The saying is that time goes by fast when you’re having fun, and I’ve been reminded of that here lately. Believe it or not, it’s been six months since I first started this blog. Seems longer than that in some respects. I feel like I’ve known some of you for a lot longer than that. But it sometimes seems so much shorter than that, too.
I’ve posted 159 blog entries since then, which I figure amounts to two or three books (a good thing to keep in mind if my other two don’t get taken soon.) In honor of making it this far, I’ve decided to give myself what amounts to a little vacation. So this week’s theme is going to be Family Favorites, courtesy of my wife and children, who took the time to go through all of my posts, pick the three they like best, and offer a little polishing.
Since a lot of you are new to these parts, chances are what you’ll read this week won’t be reruns. And for those who’ve managed to stick with me from the beginning, I hope these will still move you as much as they did the first time around.
Regardless, please know that each of you make my day, every day. I love you stopping here and sharing your own wisdom, and I love visiting your blogs. Here’s to six more months (at least!!).
Here I am, huddled together with four other men in a corner of an elementary school gym. We are all in the same predicament, though we are all too insecure to admit it. So we talk sports and trucks and the year’s corn crop and anything else with masculine connotations, if only to take our minds off where we are:
A ballet recital.
My six-year-old, Molly, has been taking ballet lessons for six weeks now. And as tonight is the final performance, the culmination of all that study and work, my presence is required. Thankfully, other fathers of other six-year-olds have been similarly persuaded. I have company. Company is a good thing to have when you’re where you’d rather not be.
Within our conversation of the new Fords and the dry spell, I watch Molly. She twirls and steps and trips and repeats. And she laughs.
(“I love the dance, Daddy,” she has told me often. “I think God loves the dance, too.”)
Another twirl and step, but two trips this time. Molly turns, looks at my wife, and wiggles a finger–come here, Mommy. The two meet in the middle of the basketball court, and I know what’s wrong. I excuse myself from the group and join them.

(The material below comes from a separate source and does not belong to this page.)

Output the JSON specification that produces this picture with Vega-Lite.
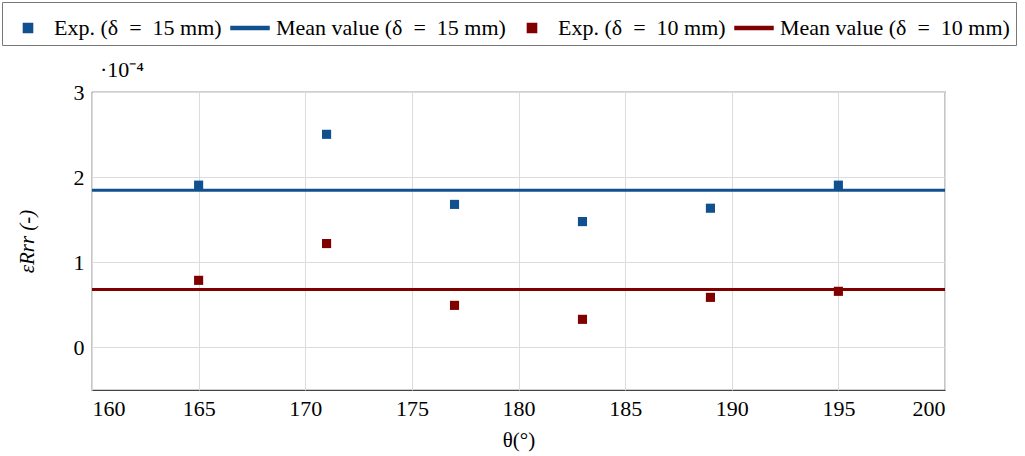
{
  "$schema": "https://vega.github.io/schema/vega-lite/v6.json",
  "autosize": {"type": "none"},
  "padding": {"left": 92, "top": 92, "right": 80, "bottom": 66},
  "width": 853,
  "height": 298,
  "background": "white",
  "title": {"text": "·10⁻⁴", "anchor": "start", "frame": "group", "font": "Liberation Serif", "fontSize": 22, "fontWeight": "normal", "color": "black", "offset": 0, "dx": 8, "dy": 80},
  "config": {
    "font": "Liberation Serif",
    "view": {"stroke": "#444", "strokeWidth": 1.2},
    "axis": {"labelFont": "Liberation Serif", "labelFontSize": 22, "labelColor": "black", "titleFont": "Liberation Serif", "titleFontSize": 21, "titleFontWeight": "normal", "titleColor": "black", "gridColor": "#dcdcdc", "gridWidth": 1, "domain": false, "ticks": false, "labelPadding": 8}
  },
  "datasets": {
    "points": [
      {"theta": 165, "eps": 0.0001906, "series": "Exp. (δ\u2002=\u200215 mm)"},
      {"theta": 171, "eps": 0.0002503, "series": "Exp. (δ\u2002=\u200215 mm)"},
      {"theta": 177, "eps": 0.0001680, "series": "Exp. (δ\u2002=\u200215 mm)"},
      {"theta": 183, "eps": 0.0001478, "series": "Exp. (δ\u2002=\u200215 mm)"},
      {"theta": 189, "eps": 0.0001635, "series": "Exp. (δ\u2002=\u200215 mm)"},
      {"theta": 195, "eps": 0.0001906, "series": "Exp. (δ\u2002=\u200215 mm)"},
      {"theta": 165, "eps": 0.0000788, "series": "Exp. (δ\u2002=\u200210 mm)"},
      {"theta": 171, "eps": 0.0001220, "series": "Exp. (δ\u2002=\u200210 mm)"},
      {"theta": 177, "eps": 0.0000494, "series": "Exp. (δ\u2002=\u200210 mm)"},
      {"theta": 183, "eps": 0.0000330, "series": "Exp. (δ\u2002=\u200210 mm)"},
      {"theta": 189, "eps": 0.0000588, "series": "Exp. (δ\u2002=\u200210 mm)"},
      {"theta": 195, "eps": 0.0000659, "series": "Exp. (δ\u2002=\u200210 mm)"}
    ],
    "means": [
      {"eps": 0.0001845, "series": "Mean value (δ\u2002=\u200215 mm)"},
      {"eps": 0.0000680, "series": "Mean value (δ\u2002=\u200210 mm)"}
    ]
  },
  "encoding": {
    "y": {"field": "eps", "type": "quantitative", "scale": {"domain": [-0.00005, 0.0003], "nice": false}, "axis": {"values": [0, 0.0001, 0.0002, 0.0003], "labelExpr": "format(datum.value*10000, '.0f')", "title": "εRrr (-)", "titleFontStyle": "italic", "titlePadding": 36}},
    "color": {"field": "series", "type": "nominal", "scale": {"domain": ["Exp. (δ\u2002=\u200215 mm)", "Mean value (δ\u2002=\u200215 mm)", "Exp. (δ\u2002=\u200210 mm)", "Mean value (δ\u2002=\u200210 mm)"], "range": ["#11508e", "#11508e", "#800000", "#800000"]},
      "legend": {"orient": "none", "legendX": -90, "legendY": -90, "direction": "horizontal", "columns": 4, "title": null, "labelFont": "Liberation Serif", "labelFontSize": 22, "labelColor": "black", "strokeColor": "#777", "padding": 6, "columnPadding": 6, "labelOffset": 6, "labelLimit": 400, "symbolSize": 1444, "symbolOpacity": 1}}
  },
  "layer": [
    {
      "data": {"name": "points"},
      "mark": {"type": "point", "filled": true, "size": 1444, "opacity": 1},
      "encoding": {
        "x": {"field": "theta", "type": "quantitative", "scale": {"domain": [160, 200], "nice": false}, "axis": {"orient": "bottom", "values": [160, 165, 170, 175, 180, 185, 190, 195, 200], "title": "θ(°)", "titlePadding": 10}},
        "shape": {"field": "series", "type": "nominal", "scale": {"domain": ["Exp. (δ\u2002=\u200215 mm)", "Mean value (δ\u2002=\u200215 mm)", "Exp. (δ\u2002=\u200210 mm)", "Mean value (δ\u2002=\u200210 mm)"], "range": ["M-0.24,-0.24H0.24V0.24H-0.24Z", "M-1,-0.075H1V0.075H-1Z", "M-0.24,-0.24H0.24V0.24H-0.24Z", "M-1,-0.075H1V0.075H-1Z"]}, "legend": {"title": null}}
      }
    },
    {
      "data": {"name": "means"},
      "mark": {"type": "rule", "strokeWidth": 3},
      "encoding": {}
    }
  ]
}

“My sugar’s messy,” Molly says. We retreat to the stands for her glucometer. Her diabetes doctor says that her sugar should be between one hundred and one-fifty. After a prick of a finger, the readout says “389.”
“We should go home,” I say.
“We can’t,” my daughter pleads. “It’s not over.” She looks back to her teacher and her classmates, still struggling through their routine. “God wants us all to dance until the dance is done.”
Both look to me. I have the final decision. Yes, we should go. Go and get a bottle of water and a blanket and climb up on the sofa and rest. But according to Molly, God wanted her to dance. And who am I to argue with God?
Molly returns to her group, but I remain apart from mine. I am stand alone and watch, lost in this little girl, in her spirit and her joy. She dances in spite of her disease. With her disease.
Our evening is over with one final bow, and upon leaving we are confronted in the parking lot by a sea of red and blue lights across the street. Sometime between the first foutette and the last pirouette, a horrible accident had occurred. A mangled white car, it’s top shorn, lay upside down in the median. Police, firemen, and rescue personnel scramble in choreographed chaos. A medical helicopter waits, blades churning, an angel of metal and wires, death and life.
My family stands silent.
“God bless the wrecked people,” murmurs my son. We all join him, holding hands.
My wife and I exchange a glance when our eyes open. Our town is small, the identity of the injured likely an acquaintance. Coming from the school, perhaps. Football practice. A child? One of my wife’s students?”
How can I live with this fear?” I whisper to God.
“How can I bask in Your light while standing in this shadow?”
The helicopter blades swoosh.
“How must life be lived
(“God wants us to dance until the dance is done,” Molly had said. “Because God loves the dance.”)
in the face of death?”
I look at my daughter, safe in the crook of my arm. She rests her head on my shoulder.
The suddenness of life presses into me. To be a parent or a spouse is to have your fears magnified. You have much, and so you have much to lose. So fragile is our existence in this world, so easily taken and taken for granted.
Yes, God loves the dance. And so should we. We should hear the music in this life, surrender to its rhythms. We should make its cadence our own. And we should always dance until the dance is done.